Today’s blog post comes from Robert Babb, PT, MBA, of the Physical Therapy & Wellness Institute in Pennsylvania.
While in my last years of active duty in the United States Navy, I worked as a Physical Therapy Technician, Petty Officer Second Class, at the Naval Hospital, while working part-time singing telegrams and going to college (part-time. Taking three courses at night and on the weekend for the past year had left me physically exhausted, waking most mornings at 4 am to get to the Navy Hospital by 5 to study for an hour before the clinic opened. Clinical hours ended at 3, so then it was back to class at 3:30 until 9 PM on most nights. So why put in all the grueling and utterly exhausting hours? Many military physical therapists inspired me to keep at it, to take my game to a higher level. But none challenged me as much as Dr. Chris Bork, former Chairman of the Physical Therapy School at Temple University, in 1986.
It was a classic Philadelphia late December day: bone-chilling, cloudy, damp afternoon as I rode the subway to visit the Chairman of my University’s PT program. With only 18 months until discharge from the Navy, I was feeling “all in,” burning the candle at both ends.

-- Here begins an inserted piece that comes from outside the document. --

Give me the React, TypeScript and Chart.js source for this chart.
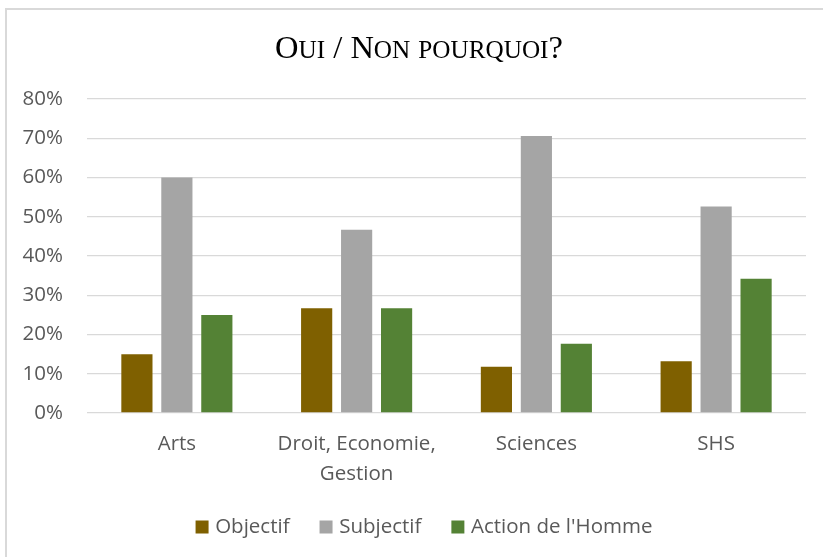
import React, { useEffect, useRef } from "react";
import { Chart, registerables } from "chart.js";

Chart.register(...registerables);

const categories: (string | string[])[] = ["Arts", ["Droit, Economie,", "Gestion"], "Sciences", "SHS"];
const seriesNames = ["Objectif", "Subjectif", "Action de l'Homme"];
const objectif = [15.0, 26.67, 11.76, 13.16];
const subjectif = [60.0, 46.67, 70.59, 52.63];
const actionHomme = [25.0, 26.67, 17.65, 34.21];
const seriesColors = ["#7f6000", "#a5a5a5", "#548235"];
const yMin = 0;
const yMax = 80;
const yStep = 10;
const titleText = "Oui / Non pourquoi?";

const W = 823;
const H = 557;
const FONT = "'Open Sans', sans-serif";
const FONT_SIZE = 20.5;
const TEXT_COLOR = "#595959";

function drawSmallCaps(ctx: CanvasRenderingContext2D, text: string, cx: number, baseline: number, big: number, small: number, family: string, color: string) {
  const runs: { t: string; size: number; w: number }[] = [];
  for (const ch of text) {
    const lower = ch !== ch.toUpperCase();
    const size = lower ? small : big;
    const t = lower ? ch.toUpperCase() : ch;
    const last = runs[runs.length - 1];
    if (last && last.size === size) last.t += t;
    else runs.push({ t, size, w: 0 });
  }
  let total = 0;
  for (const r of runs) {
    ctx.font = `${r.size}px ${family}`;
    r.w = ctx.measureText(r.t).width;
    total += r.w;
  }
  let x = cx - total / 2;
  ctx.textBaseline = "alphabetic";
  ctx.textAlign = "left";
  ctx.fillStyle = color;
  for (const r of runs) {
    ctx.font = `${r.size}px ${family}`;
    ctx.fillText(r.t, x, baseline);
    x += r.w;
  }
}

const framePlugin = {
  id: "frame",
  beforeDraw(chart: any) {
    const ctx = chart.ctx as CanvasRenderingContext2D;
    ctx.save();
    ctx.fillStyle = "#ffffff";
    ctx.fillRect(0, 0, chart.width, chart.height);
    ctx.strokeStyle = "#d9d9d9";
    ctx.lineWidth = 2;
    ctx.beginPath();
    ctx.moveTo(6, chart.height);
    ctx.lineTo(6, 9);
    ctx.lineTo(chart.width, 9);
    ctx.stroke();
    ctx.restore();
  },
  afterDraw(chart: any) {
    const ctx = chart.ctx as CanvasRenderingContext2D;
    ctx.save();
    drawSmallCaps(ctx, titleText, 419, 58, 32.5, 25.2, "'Liberation Serif', 'Times New Roman', serif", "#000000");
    // legend
    ctx.font = `${FONT_SIZE}px ${FONT}`;
    const box = 13;
    const gap = 6.6;
    const spacing = 30;
    const ds = chart.data.datasets;
    const widths = ds.map((d: any) => box + gap + ctx.measureText(d.label).width);
    const total = widths.reduce((a: number, b: number) => a + b, 0) + spacing * (ds.length - 1);
    let x = 424 - total / 2;
    const cy = 527;
    ctx.textBaseline = "middle";
    ctx.textAlign = "left";
    ds.forEach((d: any, i: number) => {
      ctx.fillStyle = d.backgroundColor;
      ctx.fillRect(x, cy - box / 2, box, box);
      ctx.fillStyle = TEXT_COLOR;
      ctx.fillText(d.label, x + box + gap, cy);
      x += widths[i] + spacing;
    });
    ctx.restore();
  },
};

export default function App() {
  const ref = useRef<HTMLCanvasElement | null>(null);
  useEffect(() => {
    if (!ref.current) return;
    const seriesValues = [objectif, subjectif, actionHomme];
    const chart = new Chart(ref.current, {
      type: "bar",
      data: {
        labels: categories as any,
        datasets: seriesNames.map((name, i) => ({
          label: name,
          data: seriesValues[i],
          backgroundColor: seriesColors[i],
          borderWidth: 0,
          categoryPercentage: 0.667,
          barPercentage: 0.78,
        })),
      },
      options: {
        responsive: false,
        animation: false,
        events: [],
        layout: { padding: { top: 99, right: 17, left: 0, bottom: 64 } },
        plugins: {
          legend: { display: false },
          title: { display: false },
          tooltip: { enabled: false },
        },
        scales: {
          x: {
            grid: { display: false, drawTicks: false },
            border: { display: false },
            ticks: {
              color: TEXT_COLOR,
              font: { family: FONT, size: FONT_SIZE, lineHeight: 1.46 },
              padding: 16,
              maxRotation: 0,
              autoSkip: false,
            },
            afterFit: (scale: any) => {
              scale.height = 80;
            },
          },
          y: {
            min: yMin,
            max: yMax,
            grid: { color: "#d9d9d9", lineWidth: 1.3, drawTicks: false },
            border: { display: false },
            ticks: {
              stepSize: yStep,
              color: TEXT_COLOR,
              font: { family: FONT, size: FONT_SIZE },
              padding: 24,
              callback: (v: any) => `${v}%`,
            },
            afterFit: (scale: any) => {
              scale.width = 87;
            },
          },
        },
      },
      plugins: [framePlugin],
    });
    return () => chart.destroy();
  }, []);
  return (
    <div style={{ position: "fixed", left: 0, top: 0, width: W, height: H, background: "#fff" }}>
      <canvas ref={ref} width={W} height={H} style={{ display: "block", width: W, height: H }} />
    </div>
  );
}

After reviewing my transcripts, Dr. Bork closed the file, looked up at me, and apologized. He didn’t see how I could get into his program without taking more courses. Swallowing hard and fighting back emotions, I left his office nearly in tears, trying to understand why “it”—fulfilling my dream—had to come so hard.
One-year later, after a year of full-time college with both summer sessions and full-time active duty, I was accepted to Temple’s graduating PT class of 1990.
Looking back, Dr. Bork inspired me to fully commit in order to truly obtain my “it.” Realizing that every individual has more to give, even if they feel they are at their maximum, inspires me every day to reach, mentor others to reach, and help my patients achieve higher levels of performance, all in search of their own fulfillment, or “it.”
Thank you, Dr. Chris Bork, for helping me achieve and get it, both literally and figuratively.